▸ Stated problem
Tally the lines that hold the string "standalone", and reply with the count alone.

━━━━

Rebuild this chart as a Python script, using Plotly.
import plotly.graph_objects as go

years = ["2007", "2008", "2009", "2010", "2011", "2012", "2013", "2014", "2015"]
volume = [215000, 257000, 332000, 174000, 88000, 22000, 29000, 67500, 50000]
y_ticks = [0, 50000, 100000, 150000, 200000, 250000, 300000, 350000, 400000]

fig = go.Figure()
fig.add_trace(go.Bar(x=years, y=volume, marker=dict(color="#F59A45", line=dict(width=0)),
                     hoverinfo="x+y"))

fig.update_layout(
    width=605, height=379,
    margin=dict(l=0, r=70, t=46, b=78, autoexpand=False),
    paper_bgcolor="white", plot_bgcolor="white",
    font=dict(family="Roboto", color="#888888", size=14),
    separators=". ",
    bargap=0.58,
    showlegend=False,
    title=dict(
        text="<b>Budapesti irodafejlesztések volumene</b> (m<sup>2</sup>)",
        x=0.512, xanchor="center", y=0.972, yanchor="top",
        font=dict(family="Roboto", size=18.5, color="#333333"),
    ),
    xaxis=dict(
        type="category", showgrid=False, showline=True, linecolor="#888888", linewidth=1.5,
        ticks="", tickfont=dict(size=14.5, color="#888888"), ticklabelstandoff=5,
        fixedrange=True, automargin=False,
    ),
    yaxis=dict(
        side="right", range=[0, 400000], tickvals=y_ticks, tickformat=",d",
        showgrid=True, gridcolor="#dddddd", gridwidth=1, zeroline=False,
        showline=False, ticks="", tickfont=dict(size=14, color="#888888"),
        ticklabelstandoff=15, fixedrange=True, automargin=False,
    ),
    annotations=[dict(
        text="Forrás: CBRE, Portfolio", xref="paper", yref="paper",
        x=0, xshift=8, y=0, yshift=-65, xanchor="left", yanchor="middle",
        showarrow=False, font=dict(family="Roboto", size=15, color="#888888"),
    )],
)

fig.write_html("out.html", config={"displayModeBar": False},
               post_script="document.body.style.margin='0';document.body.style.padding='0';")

━━━━

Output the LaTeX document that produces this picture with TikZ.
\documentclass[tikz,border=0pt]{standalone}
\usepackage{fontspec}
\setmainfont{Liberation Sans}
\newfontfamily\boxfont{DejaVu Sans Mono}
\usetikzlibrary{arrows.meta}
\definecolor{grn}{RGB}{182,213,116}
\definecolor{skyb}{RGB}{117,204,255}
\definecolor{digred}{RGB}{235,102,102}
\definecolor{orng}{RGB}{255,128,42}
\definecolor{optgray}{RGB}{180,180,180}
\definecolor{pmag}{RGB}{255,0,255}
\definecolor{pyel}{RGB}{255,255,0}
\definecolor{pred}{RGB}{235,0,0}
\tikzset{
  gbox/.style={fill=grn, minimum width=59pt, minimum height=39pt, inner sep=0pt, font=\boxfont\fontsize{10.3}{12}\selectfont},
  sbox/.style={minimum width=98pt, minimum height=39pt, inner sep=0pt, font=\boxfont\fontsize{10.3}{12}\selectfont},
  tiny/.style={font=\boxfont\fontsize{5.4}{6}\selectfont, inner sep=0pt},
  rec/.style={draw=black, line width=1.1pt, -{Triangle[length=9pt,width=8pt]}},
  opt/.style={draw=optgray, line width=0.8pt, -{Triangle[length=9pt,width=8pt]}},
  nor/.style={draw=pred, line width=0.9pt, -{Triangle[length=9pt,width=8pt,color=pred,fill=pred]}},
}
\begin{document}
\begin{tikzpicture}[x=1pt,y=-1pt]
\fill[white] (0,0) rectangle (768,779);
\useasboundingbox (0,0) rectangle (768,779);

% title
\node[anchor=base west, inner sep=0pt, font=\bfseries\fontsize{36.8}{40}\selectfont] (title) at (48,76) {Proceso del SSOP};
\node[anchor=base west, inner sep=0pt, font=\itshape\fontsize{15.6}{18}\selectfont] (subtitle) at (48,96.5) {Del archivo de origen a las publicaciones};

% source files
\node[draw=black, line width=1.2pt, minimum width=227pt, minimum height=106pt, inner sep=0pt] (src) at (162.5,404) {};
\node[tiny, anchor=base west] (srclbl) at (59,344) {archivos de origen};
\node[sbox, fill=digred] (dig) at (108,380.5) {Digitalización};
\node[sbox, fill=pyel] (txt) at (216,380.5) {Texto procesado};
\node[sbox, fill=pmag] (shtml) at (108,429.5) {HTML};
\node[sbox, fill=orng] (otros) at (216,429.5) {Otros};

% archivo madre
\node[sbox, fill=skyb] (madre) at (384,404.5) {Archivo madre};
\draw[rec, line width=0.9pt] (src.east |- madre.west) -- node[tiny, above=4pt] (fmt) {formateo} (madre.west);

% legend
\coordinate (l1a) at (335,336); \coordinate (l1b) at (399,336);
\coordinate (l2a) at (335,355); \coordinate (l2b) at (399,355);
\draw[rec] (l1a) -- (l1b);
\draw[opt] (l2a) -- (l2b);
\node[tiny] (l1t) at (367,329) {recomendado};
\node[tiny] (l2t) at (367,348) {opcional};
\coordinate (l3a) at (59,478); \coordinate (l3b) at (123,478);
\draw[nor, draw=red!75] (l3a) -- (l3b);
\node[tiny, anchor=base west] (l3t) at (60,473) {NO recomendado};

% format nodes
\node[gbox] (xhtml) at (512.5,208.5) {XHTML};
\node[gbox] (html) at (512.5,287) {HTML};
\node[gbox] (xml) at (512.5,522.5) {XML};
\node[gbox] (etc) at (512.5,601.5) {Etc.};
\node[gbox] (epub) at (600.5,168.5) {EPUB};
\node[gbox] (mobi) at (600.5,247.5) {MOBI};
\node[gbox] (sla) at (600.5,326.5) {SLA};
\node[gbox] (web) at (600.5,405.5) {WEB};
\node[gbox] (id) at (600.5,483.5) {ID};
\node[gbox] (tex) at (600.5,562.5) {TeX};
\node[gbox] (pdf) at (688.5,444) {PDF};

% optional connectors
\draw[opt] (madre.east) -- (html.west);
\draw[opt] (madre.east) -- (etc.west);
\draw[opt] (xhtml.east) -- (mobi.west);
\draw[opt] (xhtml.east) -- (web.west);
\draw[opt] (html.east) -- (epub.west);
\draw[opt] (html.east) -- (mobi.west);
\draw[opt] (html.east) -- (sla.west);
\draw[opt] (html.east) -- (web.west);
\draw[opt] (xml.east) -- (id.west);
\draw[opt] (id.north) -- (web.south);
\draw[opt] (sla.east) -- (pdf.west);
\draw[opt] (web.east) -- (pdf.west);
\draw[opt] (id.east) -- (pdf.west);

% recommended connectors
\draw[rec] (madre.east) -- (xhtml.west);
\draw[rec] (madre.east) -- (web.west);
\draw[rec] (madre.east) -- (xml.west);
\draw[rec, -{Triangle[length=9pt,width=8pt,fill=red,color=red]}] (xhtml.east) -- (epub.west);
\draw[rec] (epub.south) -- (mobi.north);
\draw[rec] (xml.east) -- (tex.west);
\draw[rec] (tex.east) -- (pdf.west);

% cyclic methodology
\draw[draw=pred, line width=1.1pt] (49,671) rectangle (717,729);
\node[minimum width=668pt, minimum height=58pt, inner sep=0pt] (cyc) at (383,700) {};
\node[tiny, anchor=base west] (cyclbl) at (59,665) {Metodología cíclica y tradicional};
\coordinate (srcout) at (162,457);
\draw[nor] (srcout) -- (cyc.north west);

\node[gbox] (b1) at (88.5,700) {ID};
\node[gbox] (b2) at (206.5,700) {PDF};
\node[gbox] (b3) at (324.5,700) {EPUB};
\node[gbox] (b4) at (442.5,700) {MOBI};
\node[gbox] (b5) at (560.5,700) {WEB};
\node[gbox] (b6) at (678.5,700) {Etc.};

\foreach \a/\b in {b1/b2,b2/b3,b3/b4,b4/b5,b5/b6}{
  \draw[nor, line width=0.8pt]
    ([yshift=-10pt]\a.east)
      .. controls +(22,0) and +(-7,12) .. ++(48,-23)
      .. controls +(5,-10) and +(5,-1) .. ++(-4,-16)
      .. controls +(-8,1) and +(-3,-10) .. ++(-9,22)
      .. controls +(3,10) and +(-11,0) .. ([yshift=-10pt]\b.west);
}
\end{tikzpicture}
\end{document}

━━━━

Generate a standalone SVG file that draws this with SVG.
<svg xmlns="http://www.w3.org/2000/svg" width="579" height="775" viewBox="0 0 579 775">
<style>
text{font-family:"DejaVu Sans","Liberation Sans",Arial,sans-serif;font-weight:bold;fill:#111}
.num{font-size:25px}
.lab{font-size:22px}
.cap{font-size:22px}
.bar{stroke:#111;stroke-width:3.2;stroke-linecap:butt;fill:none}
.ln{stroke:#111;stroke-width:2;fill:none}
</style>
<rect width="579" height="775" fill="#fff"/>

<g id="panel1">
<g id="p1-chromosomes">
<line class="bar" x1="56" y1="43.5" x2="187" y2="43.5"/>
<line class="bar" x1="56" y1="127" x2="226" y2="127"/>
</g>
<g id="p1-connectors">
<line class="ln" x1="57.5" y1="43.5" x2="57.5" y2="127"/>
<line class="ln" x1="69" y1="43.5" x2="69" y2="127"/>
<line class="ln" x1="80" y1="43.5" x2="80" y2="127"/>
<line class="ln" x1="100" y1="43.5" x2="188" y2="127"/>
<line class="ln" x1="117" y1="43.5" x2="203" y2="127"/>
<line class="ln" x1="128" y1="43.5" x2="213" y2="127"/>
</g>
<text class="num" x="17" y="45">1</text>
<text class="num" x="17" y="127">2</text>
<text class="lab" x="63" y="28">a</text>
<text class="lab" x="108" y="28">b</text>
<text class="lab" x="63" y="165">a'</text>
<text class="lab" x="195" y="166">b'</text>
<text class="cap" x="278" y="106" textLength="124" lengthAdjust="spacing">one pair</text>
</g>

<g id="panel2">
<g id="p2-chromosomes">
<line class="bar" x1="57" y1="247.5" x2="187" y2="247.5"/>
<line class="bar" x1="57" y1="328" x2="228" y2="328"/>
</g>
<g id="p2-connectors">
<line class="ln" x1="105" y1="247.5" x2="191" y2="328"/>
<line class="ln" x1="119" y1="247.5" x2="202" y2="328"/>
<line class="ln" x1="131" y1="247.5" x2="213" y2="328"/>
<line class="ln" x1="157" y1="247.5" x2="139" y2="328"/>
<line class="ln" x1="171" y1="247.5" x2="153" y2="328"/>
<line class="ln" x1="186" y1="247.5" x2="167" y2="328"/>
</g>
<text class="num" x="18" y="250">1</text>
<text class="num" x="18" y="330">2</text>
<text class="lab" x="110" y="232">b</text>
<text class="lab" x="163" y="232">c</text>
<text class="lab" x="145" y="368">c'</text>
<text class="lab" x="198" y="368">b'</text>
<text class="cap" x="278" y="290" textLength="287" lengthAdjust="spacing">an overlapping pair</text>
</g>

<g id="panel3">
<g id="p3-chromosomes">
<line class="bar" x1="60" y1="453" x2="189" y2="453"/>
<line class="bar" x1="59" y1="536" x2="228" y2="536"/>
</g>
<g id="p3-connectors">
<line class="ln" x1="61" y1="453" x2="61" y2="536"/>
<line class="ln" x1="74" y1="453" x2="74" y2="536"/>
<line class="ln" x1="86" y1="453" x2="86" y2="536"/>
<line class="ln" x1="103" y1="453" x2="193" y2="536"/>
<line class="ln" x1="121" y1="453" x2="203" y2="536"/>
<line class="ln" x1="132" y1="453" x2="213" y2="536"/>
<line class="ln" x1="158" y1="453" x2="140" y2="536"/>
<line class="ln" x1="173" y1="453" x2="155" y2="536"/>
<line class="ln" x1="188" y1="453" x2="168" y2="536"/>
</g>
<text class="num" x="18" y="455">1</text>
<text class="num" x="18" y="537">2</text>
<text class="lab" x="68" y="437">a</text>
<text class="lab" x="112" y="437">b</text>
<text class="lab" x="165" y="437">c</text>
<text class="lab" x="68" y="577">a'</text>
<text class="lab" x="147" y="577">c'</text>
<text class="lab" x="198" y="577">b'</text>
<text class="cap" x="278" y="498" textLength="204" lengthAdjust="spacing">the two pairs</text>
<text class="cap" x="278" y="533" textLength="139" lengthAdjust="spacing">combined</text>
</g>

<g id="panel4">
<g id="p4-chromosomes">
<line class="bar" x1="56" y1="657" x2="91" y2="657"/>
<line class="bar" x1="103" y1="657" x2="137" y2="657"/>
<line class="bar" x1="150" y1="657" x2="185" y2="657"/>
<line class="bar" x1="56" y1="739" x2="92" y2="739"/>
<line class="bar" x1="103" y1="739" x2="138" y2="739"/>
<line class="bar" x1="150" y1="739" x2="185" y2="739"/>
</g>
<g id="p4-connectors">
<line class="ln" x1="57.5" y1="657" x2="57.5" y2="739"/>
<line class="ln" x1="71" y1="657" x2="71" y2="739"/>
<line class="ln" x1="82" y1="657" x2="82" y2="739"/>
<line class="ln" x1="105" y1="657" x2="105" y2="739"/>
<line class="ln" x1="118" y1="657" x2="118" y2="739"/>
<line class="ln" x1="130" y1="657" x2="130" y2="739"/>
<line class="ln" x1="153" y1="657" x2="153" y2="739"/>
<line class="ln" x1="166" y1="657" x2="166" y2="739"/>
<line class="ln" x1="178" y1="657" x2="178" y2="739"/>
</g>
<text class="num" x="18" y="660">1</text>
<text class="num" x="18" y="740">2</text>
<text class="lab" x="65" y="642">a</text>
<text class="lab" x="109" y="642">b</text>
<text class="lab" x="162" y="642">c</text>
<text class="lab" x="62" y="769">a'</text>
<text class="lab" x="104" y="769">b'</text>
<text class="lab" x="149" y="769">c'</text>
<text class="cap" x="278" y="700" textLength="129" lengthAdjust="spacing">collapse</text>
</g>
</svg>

━━━━

▸ Finished exercise
2